L’HOMME VIRIL DE SKIKDA LA PIEUSE.

En se mariant le même jour avec deux femmes, le cumulard de Skikda nous sépare. Il irrite les uns en même temps qu’il obtient l’encouragement et l’adhésion des autres. Il reflète l’état de division de notre société sur des choses fondamentales de la vie, son lien avec la religion, l’influence de la culture occidentale sur elle, ses liens archaïques avec un passé très lointain et ses penchants impossibles pour la modernité. Grâce aux réseaux sociaux, son acte individuel a provoqué notre réaction collective. Cette réaction collective, épidermique, n’affectera pas le choix qu’il affiche comme preuve de sa religiosité et sa virilité. Comme toujours, les contestataires d’un jour se tairons très vite et, au fond de lui-même, l’heureux marié dira “…et la caravane passe”.

En prenant de manière ostentatoire deux épouses le même jour, l’homme de Skikda n’a pas enfreint la loi dans son état actuel, ni la religion dans son état séculier, ni la morale dans son état dominant. Il aurait pu allé jusqu’à quatre femmes sans outrepasser les limites du permis, pourvu que celles-ci aient été consentantes. Dieu et les hommes sont de son côté et tant pis pour les laïquards et les libertaires grognons qui le vouent aux gémonies et qui ont pris l’habitude de râler depuis toujours. Leur bave n’est en fin de compte que du pipi de chat.

À part râler, ils ne pourront rien faire pour ébranler les fondements dogmatiques bien assis d’une société où le mariage est lié au sacré, où l’Islam est la religion de l’État et où la chari3a est la source unique de la loi qui régit la famille, le mariage compris. Et parce qu’il est sacralisé, personne, pas même un despote au pouvoir, ne peut interdire à l’homme de Skikda de s’enorgueillir d’avoir pris en vrac multiple épouses le même jour.

Jusqu’aux années soixante du siècle passé, tel était quasiment le cas partout, même en Europe qui sert de modèle pour les grognons, la sacralisation du mariage j’entends, non la polygamie.
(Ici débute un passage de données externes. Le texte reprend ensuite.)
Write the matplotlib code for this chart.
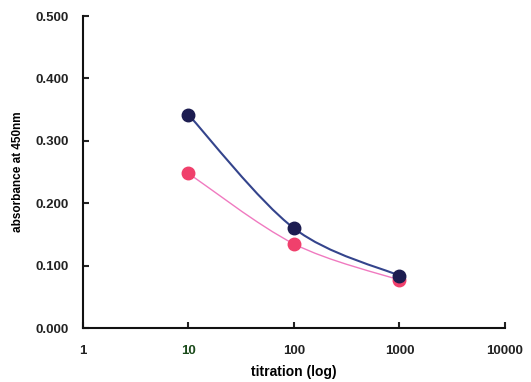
import matplotlib.pyplot as plt
import numpy as np
from matplotlib.path import Path
from matplotlib.patches import PathPatch

# data
titration = [10, 100, 1000]
blue_abs = [0.342, 0.160, 0.084]
pink_abs = [0.248, 0.135, 0.077]
xticks = [1, 10, 100, 1000, 10000]
xticklabels = ["1", "10", "100", "1000", "10000"]
yticks = [0.0, 0.1, 0.2, 0.3, 0.4, 0.5]

plt.rcParams["font.family"] = ["Liberation Sans", "DejaVu Sans"]


def smooth_path(x, y, t=0.5):
    # Catmull-Rom style bezier through points, built in log-x space
    lx = np.log10(x)
    y = np.asarray(y, float)
    n = len(lx)
    verts = [(x[0], y[0])]
    codes = [Path.MOVETO]
    for i in range(n - 1):
        p0 = (lx[max(i - 1, 0)], y[max(i - 1, 0)])
        p1 = (lx[i], y[i])
        p2 = (lx[i + 1], y[i + 1])
        p3 = (lx[min(i + 2, n - 1)], y[min(i + 2, n - 1)])
        c1 = (p1[0] + (p2[0] - p0[0]) * t / 3, p1[1] + (p2[1] - p0[1]) * t / 3)
        c2 = (p2[0] - (p3[0] - p1[0]) * t / 3, p2[1] - (p3[1] - p1[1]) * t / 3)
        verts += [(10 ** c1[0], c1[1]), (10 ** c2[0], c2[1]), (x[i + 1], y[i + 1])]
        codes += [Path.CURVE4] * 3
    return Path(verts, codes)


fig = plt.figure(figsize=(5.31, 3.82), dpi=100)
ax = fig.add_axes([0.156, 0.141, 0.795, 0.817])
ax.set_xscale("log")
ax.set_xlim(1, 10000)
ax.set_ylim(0, 0.5)

ax.add_patch(PathPatch(smooth_path(titration, pink_abs), fill=False,
                       edgecolor="#f07ac0", lw=1.0, zorder=2))
ax.add_patch(PathPatch(smooth_path(titration, blue_abs), fill=False,
                       edgecolor="#34448c", lw=1.5, zorder=2))
ax.plot(titration, pink_abs, "o", color="#f0406c", ms=9, zorder=3)
ax.plot(titration, blue_abs, "o", color="#1c1c50", ms=9, zorder=4)

for s in ["top", "right"]:
    ax.spines[s].set_visible(False)
for s in ["left", "bottom"]:
    ax.spines[s].set_linewidth(1.5)
    ax.spines[s].set_color("#111111")

ax.set_xticks(xticks)
ax.set_xticklabels(xticklabels)
ax.minorticks_off()
ax.set_yticks(yticks)
ax.set_yticklabels([f"{v:.3f}" for v in yticks])
ax.tick_params(axis="both", direction="in", length=4, width=1.5,
               labelsize=9.5, colors="#222222")
ax.tick_params(axis="x", pad=12)
ax.tick_params(axis="y", pad=10)
for lab in ax.get_xticklabels() + ax.get_yticklabels():
    lab.set_fontweight("bold")
ax.get_xticklabels()[1].set_color("#1a4a1a")

ax.set_xlabel("titration (log)", fontsize=10, fontweight="bold", labelpad=6)
ax.set_ylabel("absorbance at 450nm", fontsize=8.5, fontweight="bold", labelpad=8)

fig.savefig("out.png", dpi=100)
Ce n’est qu’à la faveur des idées “progressistes” que l’opinion dominante, puis la loi, ont fini par considérer le mariage comme un simple phénomène social, culture et anthropologique. Considéré ainsi, il fut libéré du poids de la religion et du passé. Et, conséquence, il est devenu évolutif en fonction de l’évolution de la société elle-même : du mariage au PACS et du PACS à l’Union Libre et de l’Union Libre au mariage pour tous. C’est alors que l’homme et la femme, l’homme et l’homme, la femme et la femme, peuvent selon leur bon vouloir, où se marier où se mettre simplement en couple. c’est-à-dire qu’ils peuvent se donner la possibilité de se lier par les liens sacrés du mariage où de s’accoupler simplement, naturellement, comme s’accouplent tous les autres êtres vivants.

Il est très loin le temps des Bourguiba et des Atatürk. Il est même révolu. Elle est impossible la laïcité institutionnelle en terre d’Islam. Il y’aura toujours des révoltés contre l’ordre établi. Mais leurs révoltes, comme des vagues de petite force, se briseront toujours sur le mur épais du conservatisme que soutient l’extrême majorité de la société. Et il y’aura toujours de virils homme de Skikda.